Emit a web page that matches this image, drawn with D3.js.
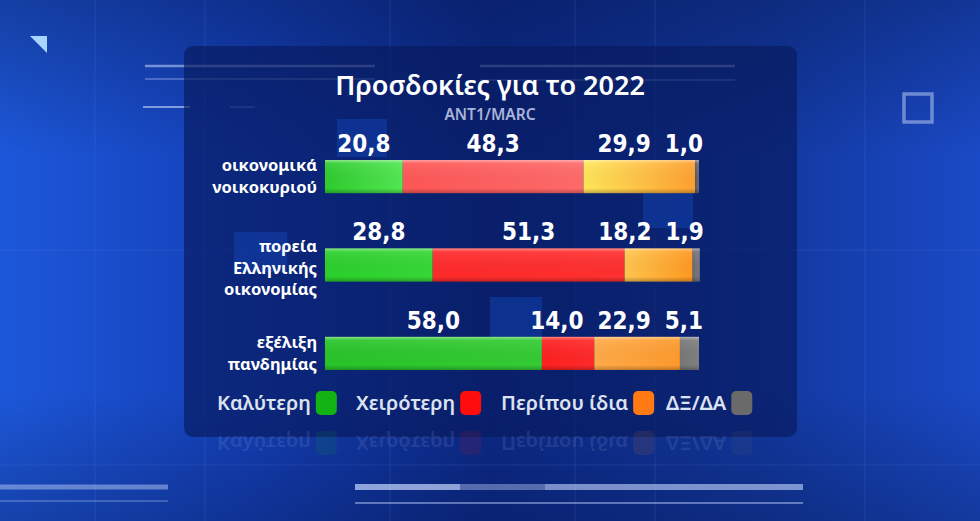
<!DOCTYPE html>
<html>
<head>
<meta charset="utf-8">
<script src="https://cdn.jsdelivr.net/npm/d3@7"></script>
<style>
html,body{margin:0;padding:0;background:#0d2a86;overflow:hidden;}
svg{display:block;}
</style>
</head>
<body>
<svg id="chart" width="980" height="521"></svg>
<script>
// ---------- DATA ----------
const title = "Προσδοκίες για το 2022";
const subtitle = "ANT1/MARC";
const categories = ["οικονομικά νοικοκυριού", "πορεία Ελληνικής οικονομίας", "εξέλιξη πανδημίας"];
const categoryLines = [["οικονομικά", "νοικοκυριού"], ["πορεία", "Ελληνικής", "οικονομίας"], ["εξέλιξη", "πανδημίας"]];
const seriesNames = ["Καλύτερη", "Χειρότερη", "Περίπου ίδια", "ΔΞ/ΔΑ"];
const better = [20.8, 28.8, 58.0];
const worse = [48.3, 51.3, 14.0];
const same = [29.9, 18.2, 22.9];
const dkna = [1.0, 1.9, 5.1];

// ---------- SETUP ----------
const svg = d3.select("#chart");
const W = 980, H = 521;
const defs = svg.append("defs");

const rows = categories.map((c, i) => ({cat: c, i, s0: better[i], s1: worse[i], s2: same[i], s3: dkna[i]}));
const keys = ["s0", "s1", "s2", "s3"];
const stack = d3.stack().keys(keys)(rows);

const x = d3.scaleLinear().domain([0, 100]).range([325, 699]);
const y = d3.scaleBand().domain(d3.range(categories.length)).range([160, 370]).paddingInner(0.625).paddingOuter(0);

const legendColors = ["#14b314", "#ff0c0c", "#ff7a12", "#6a6a6a"];
// per-row, per-series gradient styles (broadcast frame tints)
const barStyles = [
  [["#2ecb2e", "#52e852"], ["#ff5656", "#ff6a6a"], ["#ffe65a", "#ffa030"], ["#5c5c66", "#6c6c74"]],
  [["#2bcf2b", "#36d836"], ["#ff2a2a", "#ff3030"], ["#ffc64e", "#ff9820"], ["#6a6a72", "#7a7a82"]],
  [["#28c428", "#34cc34"], ["#ff2020", "#ff2a2a"], ["#ffab48", "#ff9a2c"], ["#767676", "#808080"]]
];

// ---------- BACKGROUND ----------
const bg = defs.append("linearGradient").attr("id", "bg").attr("x1", 0).attr("x2", 1).attr("y1", 0).attr("y2", 0);
bg.append("stop").attr("offset", "0%").attr("stop-color", "#1d58da");
bg.append("stop").attr("offset", "25%").attr("stop-color", "#1440b8");
bg.append("stop").attr("offset", "50%").attr("stop-color", "#0c2a88");
bg.append("stop").attr("offset", "78%").attr("stop-color", "#12389f");
bg.append("stop").attr("offset", "100%").attr("stop-color", "#1a4ac6");
svg.append("rect").attr("width", W).attr("height", H).attr("fill", "url(#bg)");

const vshade = defs.append("linearGradient").attr("id", "vshade").attr("x1", 0).attr("x2", 0).attr("y1", 0).attr("y2", 1);
vshade.append("stop").attr("offset", "0%").attr("stop-color", "#04113f").attr("stop-opacity", 0.35);
vshade.append("stop").attr("offset", "30%").attr("stop-color", "#04113f").attr("stop-opacity", 0.0);
vshade.append("stop").attr("offset", "75%").attr("stop-color", "#04113f").attr("stop-opacity", 0.0);
vshade.append("stop").attr("offset", "100%").attr("stop-color", "#04113f").attr("stop-opacity", 0.3);
svg.append("rect").attr("width", W).attr("height", H).attr("fill", "url(#vshade)");

// faint grid
const gridX = [95, 205, 390, 575, 655, 865];
const gridY = [250, 465];
svg.append("g").selectAll("line").data(gridX).join("line")
  .attr("x1", d => d).attr("x2", d => d).attr("y1", 0).attr("y2", H)
  .attr("stroke", "#6f8fe8").attr("stroke-opacity", 0.12).attr("stroke-width", 1.5);
svg.append("g").selectAll("line").data(gridY).join("line")
  .attr("x1", 0).attr("x2", W).attr("y1", d => d).attr("y2", d => d)
  .attr("stroke", "#6f8fe8").attr("stroke-opacity", 0.12).attr("stroke-width", 1.5);

// decorative lines
const deco = svg.append("g");
const decoLines = [
  [145, 375, 66, 2.5, 0.55], [145, 375, 79, 1.5, 0.4],
  [480, 735, 66, 2.5, 0.55], [480, 735, 80, 1.5, 0.4],
  [143, 190, 107, 2, 0.6], [230, 255, 107, 2, 0.3],
  [0, 168, 487, 5, 0.45], [0, 168, 501, 1.5, 0.35],
  [355, 460, 487, 6, 0.7], [460, 545, 487, 6, 0.4], [545, 803, 487, 6, 0.6],
  [355, 803, 503, 2, 0.45]
];
deco.selectAll("line").data(decoLines).join("line")
  .attr("x1", d => d[0]).attr("x2", d => d[1]).attr("y1", d => d[2]).attr("y2", d => d[2])
  .attr("stroke", "#c7d7ff").attr("stroke-width", d => d[3]).attr("stroke-opacity", d => d[4]);
deco.append("path").attr("d", "M30,36 L47,36 L47,53 Z").attr("fill", "#a9d4ff");
deco.append("rect").attr("x", 904).attr("y", 94).attr("width", 28).attr("height", 28)
  .attr("fill", "none").attr("stroke", "#8ea4e0").attr("stroke-opacity", 0.75).attr("stroke-width", 3.5);

// ---------- PANEL ----------
svg.append("rect").attr("x", 184).attr("y", 46).attr("width", 613).attr("height", 391).attr("rx", 9)
  .attr("fill", "#081a5c").attr("fill-opacity", 0.66);

// faint blue squares behind bars (broadcast artefacts)
const ghost = [[337, 119, 50, 38], [643, 188, 50, 40], [490, 297, 52, 40], [234, 232, 53, 40]];
svg.append("g").selectAll("rect").data(ghost).join("rect")
  .attr("x", d => d[0]).attr("y", d => d[1]).attr("width", d => d[2]).attr("height", d => d[3])
  .attr("fill", "#1448b8").attr("fill-opacity", 0.45);

// ---------- TITLE ----------
svg.append("text").attr("x", 490).attr("y", 95).attr("text-anchor", "middle")
  .attr("font-family", "'Noto Sans', sans-serif").attr("font-weight", 600).attr("font-size", 27)
  .attr("fill", "#ffffff").text(title);
svg.append("text").attr("x", 490).attr("y", 120).attr("text-anchor", "middle")
  .attr("font-family", "'Noto Sans', sans-serif").attr("font-weight", 600).attr("font-size", 15.5)
  .attr("fill", "#a9b4d8").text(subtitle);

// ---------- BARS ----------
barStyles.forEach((rowStyle, i) => rowStyle.forEach((c, k) => {
  const g = defs.append("linearGradient").attr("id", "bar" + i + "_" + k).attr("x1", 0).attr("x2", 1).attr("y1", 0).attr("y2", 0);
  g.append("stop").attr("offset", "0%").attr("stop-color", c[0]);
  g.append("stop").attr("offset", "100%").attr("stop-color", c[1]);
}));
const gloss = defs.append("linearGradient").attr("id", "gloss").attr("x1", 0).attr("x2", 0).attr("y1", 0).attr("y2", 1);
gloss.append("stop").attr("offset", "0%").attr("stop-color", "#ffffff").attr("stop-opacity", 0.45);
gloss.append("stop").attr("offset", "10%").attr("stop-color", "#ffffff").attr("stop-opacity", 0.08);
gloss.append("stop").attr("offset", "85%").attr("stop-color", "#000000").attr("stop-opacity", 0.0);
gloss.append("stop").attr("offset", "100%").attr("stop-color", "#000000").attr("stop-opacity", 0.25);

const barsG = svg.append("g");
stack.forEach((layer, k) => {
  barsG.append("g").selectAll("rect").data(layer).join("rect")
    .attr("x", d => x(d[0]))
    .attr("y", (d, i) => y(i))
    .attr("width", d => Math.max(0, x(d[1]) - x(d[0])))
    .attr("height", y.bandwidth())
    .attr("fill", (d, i) => "url(#bar" + i + "_" + k + ")");
});
barsG.append("g").selectAll("rect").data(rows).join("rect")
  .attr("x", x(0)).attr("y", d => y(d.i))
  .attr("width", d => x(d.s0 + d.s1 + d.s2 + d.s3) - x(0))
  .attr("height", y.bandwidth()).attr("fill", "url(#gloss)");

// ---------- CATEGORY LABELS ----------
const lineH = 21.5;
const catG = svg.append("g");
categoryLines.forEach((lines, i) => {
  const cy = y(i) + y.bandwidth() / 2 + (lines.length === 3 ? 3 : 0);
  const t = catG.append("text").attr("text-anchor", "end")
    .attr("font-family", "'Noto Sans', sans-serif").attr("font-weight", 700).attr("font-size", 16.5)
    .attr("fill", "#ffffff");
  lines.forEach((ln, j) => {
    t.append("tspan").attr("x", 317)
      .attr("y", cy + (j - (lines.length - 1) / 2) * lineH + 5.5)
      .text(ln);
  });
});

// ---------- VALUE LABELS ----------
const fmt = d3.formatLocale({decimal: ",", thousands: ".", grouping: [3], currency: ["", "€"]}).format(".1f");
const valG = svg.append("g");
rows.forEach((r, i) => {
  const segs = stack.map(layer => layer[i]);
  const texts = segs.map((d, k) => valG.append("text")
    .attr("text-anchor", "middle")
    .attr("font-family", "'DejaVu Sans Condensed', 'Liberation Sans Narrow', sans-serif")
    .attr("font-weight", "bold").attr("font-size", 24)
    .attr("fill", "#ffffff")
    .attr("y", y(i) - 8)
    .text(fmt(d[1] - d[0])));
  const widths = texts.map(t => t.node().getComputedTextLength());
  const cx = segs.map(d => (x(d[0]) + x(d[1])) / 2);
  const n = segs.length;
  cx[n - 1] = Math.min(cx[n - 1], x(segs[n - 1][1]) + 4 - widths[n - 1] / 2);
  const gap = 14;
  for (let k = n - 2; k >= 0; k--) {
    const maxC = cx[k + 1] - widths[k + 1] / 2 - gap - widths[k] / 2;
    if (cx[k] > maxC) cx[k] = maxC;
  }
  texts.forEach((t, k) => t.attr("x", cx[k]));
});

// ---------- LEGEND ----------
const legX = [217, 356, 501, 666];
const legItems = seriesNames.map((n, k) => ({n, k}));
function drawLegend(g) {
  legItems.forEach(d => {
    const t = g.append("text").attr("x", legX[d.k]).attr("y", 410)
      .attr("font-family", "'Noto Sans', sans-serif").attr("font-weight", 600).attr("font-size", 20)
      .attr("fill", "#dde2f0").text(d.n);
    const w = t.node().getComputedTextLength();
    g.append("rect").attr("x", legX[d.k] + w + 5).attr("y", 391).attr("width", 21).attr("height", 24).attr("rx", 5)
      .attr("fill", legendColors[d.k]);
  });
}
drawLegend(svg.append("g"));
// faint reflection under panel
drawLegend(svg.append("g").attr("opacity", 0.1).attr("transform", "translate(0,846) scale(1,-1)"));
</script>
</body>
</html>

━━━━━━━━━━

Everything from the first line of the listing above through the line that contains "const stack = d3.stack().keys(keys)(rows);" is to be restated word for word, minus the pictures.

Emit a web page that matches this image, drawn with D3.js.
<!DOCTYPE html>
<html>
<head>
<meta charset="utf-8">
<script src="https://cdn.jsdelivr.net/npm/d3@7"></script>
<style>
html,body{margin:0;padding:0;background:#0d2a86;overflow:hidden;}
svg{display:block;}
</style>
</head>
<body>
<svg id="chart" width="980" height="521"></svg>
<script>
// ---------- DATA ----------
const title = "Προσδοκίες για το 2022";
const subtitle = "ANT1/MARC";
const categories = ["οικονομικά νοικοκυριού", "πορεία Ελληνικής οικονομίας", "εξέλιξη πανδημίας"];
const categoryLines = [["οικονομικά", "νοικοκυριού"], ["πορεία", "Ελληνικής", "οικονομίας"], ["εξέλιξη", "πανδημίας"]];
const seriesNames = ["Καλύτερη", "Χειρότερη", "Περίπου ίδια", "ΔΞ/ΔΑ"];
const better = [20.8, 28.8, 58.0];
const worse = [48.3, 51.3, 14.0];
const same = [29.9, 18.2, 22.9];
const dkna = [1.0, 1.9, 5.1];

// ---------- SETUP ----------
const svg = d3.select("#chart");
const W = 980, H = 521;
const defs = svg.append("defs");

const rows = categories.map((c, i) => ({cat: c, i, s0: better[i], s1: worse[i], s2: same[i], s3: dkna[i]}));
const keys = ["s0", "s1", "s2", "s3"];
const stack = d3.stack().keys(keys)(rows);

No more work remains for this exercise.